Give the data below again exactly as it stands. Omit the pictures.

☆ ☆ ☆ ☆

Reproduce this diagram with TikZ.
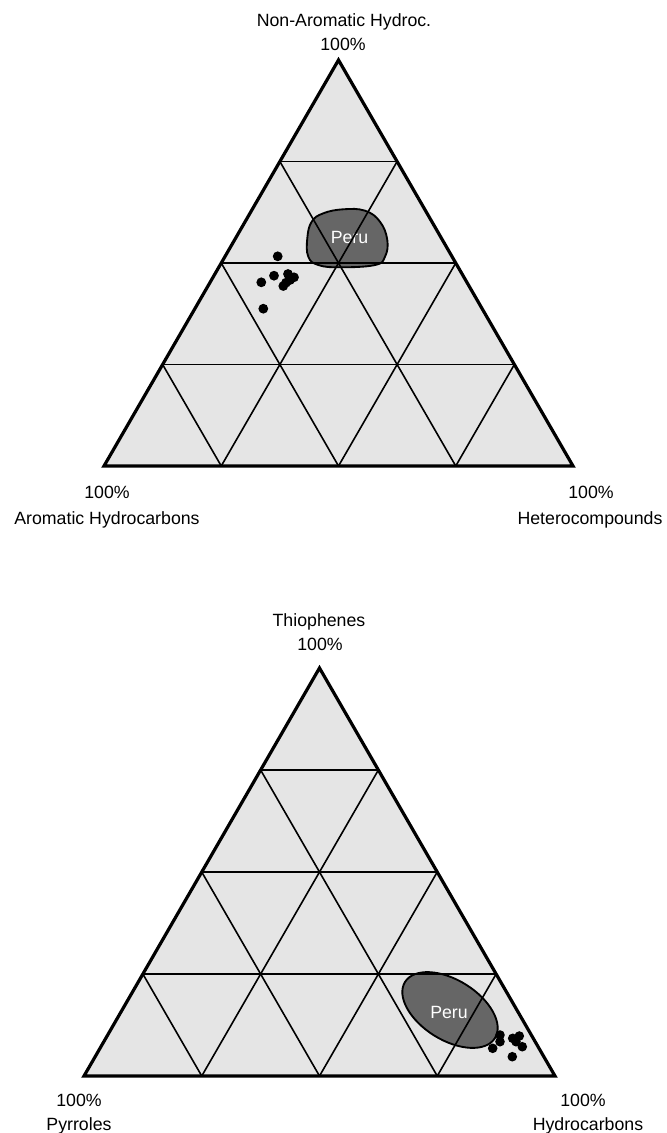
\documentclass[tikz,border=0pt]{standalone}
\usepackage{fontspec}
\setmainfont{Liberation Sans}
\usetikzlibrary{calc}
\definecolor{triFill}{HTML}{E5E5E5}
\definecolor{peruFill}{HTML}{666666}
\begin{document}
\begin{tikzpicture}[x=0.75pt,y=-0.75pt,
  trifill/.style={fill=triFill,draw=none},
  gridline/.style={line width=1.2pt},
  border/.style={line width=2.4pt,line join=miter},
  peru/.style={fill=peruFill,draw=black,line width=1.4pt},
  dotmark/.style={fill=black},
  lbl/.style={font=\fontsize{13.3}{16}\selectfont,inner sep=0pt,anchor=base},
  perulbl/.style={lbl,text=white}]
\useasboundingbox (0,0) rectangle (667,1133);

% ---------- top triangle ----------
\coordinate (tA) at (338.5,60);
\coordinate (tB) at (104,466);
\coordinate (tC) at (573,466);
\fill[trifill] (tA) -- (tB) -- (tC) -- cycle;
% Peru region (top)
\draw[peru] plot[smooth cycle,tension=0.7] coordinates {
  (307.3,238.3) (311.7,221.7) (323.3,213.3) (343.3,209.3) (365,210.7)
  (380,221.7) (387.3,240) (385,256.7) (375,265) (340,267.3)
  (318.3,265) (308.3,256.7)};
\node[perulbl] (tperu) at (349.5,243.5) {Peru};
% grid
\foreach \t in {0.25,0.5,0.75}{
  \draw[gridline] ($(tB)!\t!(tA)$) -- ($(tC)!\t!(tA)$);
  \draw[gridline] ($(tB)!\t!(tC)$) -- ($(tA)!\t!(tC)$);
  \draw[gridline] ($(tB)!\t!(tC)$) -- ($(tB)!\t!(tA)$);
}
% samples
\foreach \p in {(277.7,256.3),(274,275.7),(261.3,282.3),(263.3,308.7),
  (288,274),(294,277.3),(290,280),(286,282.7),(283.3,286)}
  \fill[dotmark] \p circle[radius=4.9];
\draw[border] (tA) -- (tB) -- (tC) -- cycle;
% labels
\node[lbl] (tAtop) at (344,26) {Non-Aromatic Hydroc.};
\node[lbl] (tApct) at (343,50) {100\%};
\node[lbl] (tBpct) at (107,498) {100\%};
\node[lbl] (tBname) at (107,524) {Aromatic Hydrocarbons};
\node[lbl] (tCpct) at (591,498) {100\%};
\node[lbl] (tCname) at (590,524) {Heterocompounds};

% ---------- bottom triangle ----------
\coordinate (bA) at (319.5,668);
\coordinate (bB) at (84,1076);
\coordinate (bC) at (555,1076);
\fill[trifill] (bA) -- (bB) -- (bC) -- cycle;
\draw[peru,shift={(450,1010)},rotate=-32] (0,0) ellipse[x radius=53,y radius=30];
\node[perulbl] (bperu) at (449,1018) {Peru};
\foreach \t in {0.25,0.5,0.75}{
  \draw[gridline] ($(bB)!\t!(bA)$) -- ($(bC)!\t!(bA)$);
  \draw[gridline] ($(bB)!\t!(bC)$) -- ($(bA)!\t!(bC)$);
  \draw[gridline] ($(bB)!\t!(bC)$) -- ($(bB)!\t!(bA)$);
}
\foreach \p in {(500,1035),(500,1041.7),(492.7,1048.3),(512.7,1038.3),
  (519.3,1036),(516,1041.7),(522.3,1046.7),(512.3,1056.7)}
  \fill[dotmark] \p circle[radius=4.8];
\draw[border] (bA) -- (bB) -- (bC) -- cycle;
\node[lbl] (bAtop) at (319,626) {Thiophenes};
\node[lbl] (bApct) at (320,650) {100\%};
\node[lbl] (bBpct) at (79,1106) {100\%};
\node[lbl] (bBname) at (79,1130) {Pyrroles};
\node[lbl] (bCpct) at (583,1106) {100\%};
\node[lbl] (bCname) at (588,1130) {Hydrocarbons};
\end{tikzpicture}
\end{document}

☆ ☆ ☆ ☆

Right answer
Reproduce this diagram with TikZ.
\documentclass[tikz,border=0pt]{standalone}
\usepackage{fontspec}
\setmainfont{Liberation Sans}
\usetikzlibrary{calc}
\definecolor{triFill}{HTML}{E5E5E5}
\definecolor{peruFill}{HTML}{666666}
\begin{document}
\begin{tikzpicture}[x=0.75pt,y=-0.75pt,
  trifill/.style={fill=triFill,draw=none},
  gridline/.style={line width=1.2pt},
  border/.style={line width=2.4pt,line join=miter},
  peru/.style={fill=peruFill,draw=black,line width=1.4pt},
  dotmark/.style={fill=black},
  lbl/.style={font=\fontsize{13.3}{16}\selectfont,inner sep=0pt,anchor=base},
  perulbl/.style={lbl,text=white}]
\useasboundingbox (0,0) rectangle (667,1133);

% ---------- top triangle ----------
\coordinate (tA) at (338.5,60);
\coordinate (tB) at (104,466);
\coordinate (tC) at (573,466);
\fill[trifill] (tA) -- (tB) -- (tC) -- cycle;
% Peru region (top)
\draw[peru] plot[smooth cycle,tension=0.7] coordinates {
  (307.3,238.3) (311.7,221.7) (323.3,213.3) (343.3,209.3) (365,210.7)
  (380,221.7) (387.3,240) (385,256.7) (375,265) (340,267.3)
  (318.3,265) (308.3,256.7)};
\node[perulbl] (tperu) at (349.5,243.5) {Peru};
% grid
\foreach \t in {0.25,0.5,0.75}{
  \draw[gridline] ($(tB)!\t!(tA)$) -- ($(tC)!\t!(tA)$);
  \draw[gridline] ($(tB)!\t!(tC)$) -- ($(tA)!\t!(tC)$);
  \draw[gridline] ($(tB)!\t!(tC)$) -- ($(tB)!\t!(tA)$);
}
% samples
\foreach \p in {(277.7,256.3),(274,275.7),(261.3,282.3),(263.3,308.7),
  (288,274),(294,277.3),(290,280),(286,282.7),(283.3,286)}
  \fill[dotmark] \p circle[radius=4.9];
\draw[border] (tA) -- (tB) -- (tC) -- cycle;
% labels
\node[lbl] (tAtop) at (344,26) {Non-Aromatic Hydroc.};
\node[lbl] (tApct) at (343,50) {100\%};
\node[lbl] (tBpct) at (107,498) {100\%};
\node[lbl] (tBname) at (107,524) {Aromatic Hydrocarbons};
\node[lbl] (tCpct) at (591,498) {100\%};
\node[lbl] (tCname) at (590,524) {Heterocompounds};

% ---------- bottom triangle ----------
\coordinate (bA) at (319.5,668);
\coordinate (bB) at (84,1076);
\coordinate (bC) at (555,1076);
\fill[trifill] (bA) -- (bB) -- (bC) -- cycle;
\draw[peru,shift={(450,1010)},rotate=-32] (0,0) ellipse[x radius=53,y radius=30];
\node[perulbl] (bperu) at (449,1018) {Peru};
\foreach \t in {0.25,0.5,0.75}{
  \draw[gridline] ($(bB)!\t!(bA)$) -- ($(bC)!\t!(bA)$);
  \draw[gridline] ($(bB)!\t!(bC)$) -- ($(bA)!\t!(bC)$);
  \draw[gridline] ($(bB)!\t!(bC)$) -- ($(bB)!\t!(bA)$);
}
\foreach \p in {(500,1035),(500,1041.7),(492.7,1048.3),(512.7,1038.3),
  (519.3,1036),(516,1041.7),(522.3,1046.7),(512.3,1056.7)}
  \fill[dotmark] \p circle[radius=4.8];
\draw[border] (bA) -- (bB) -- (bC) -- cycle;
\node[lbl] (bAtop) at (319,626) {Thiophenes};
\node[lbl] (bApct) at (320,650) {100\%};
\node[lbl] (bBpct) at (79,1106) {100\%};
\node[lbl] (bBname) at (79,1130) {Pyrroles};
\node[lbl] (bCpct) at (583,1106) {100\%};
\node[lbl] (bCname) at (588,1130) {Hydrocarbons};
\end{tikzpicture}
\end{document}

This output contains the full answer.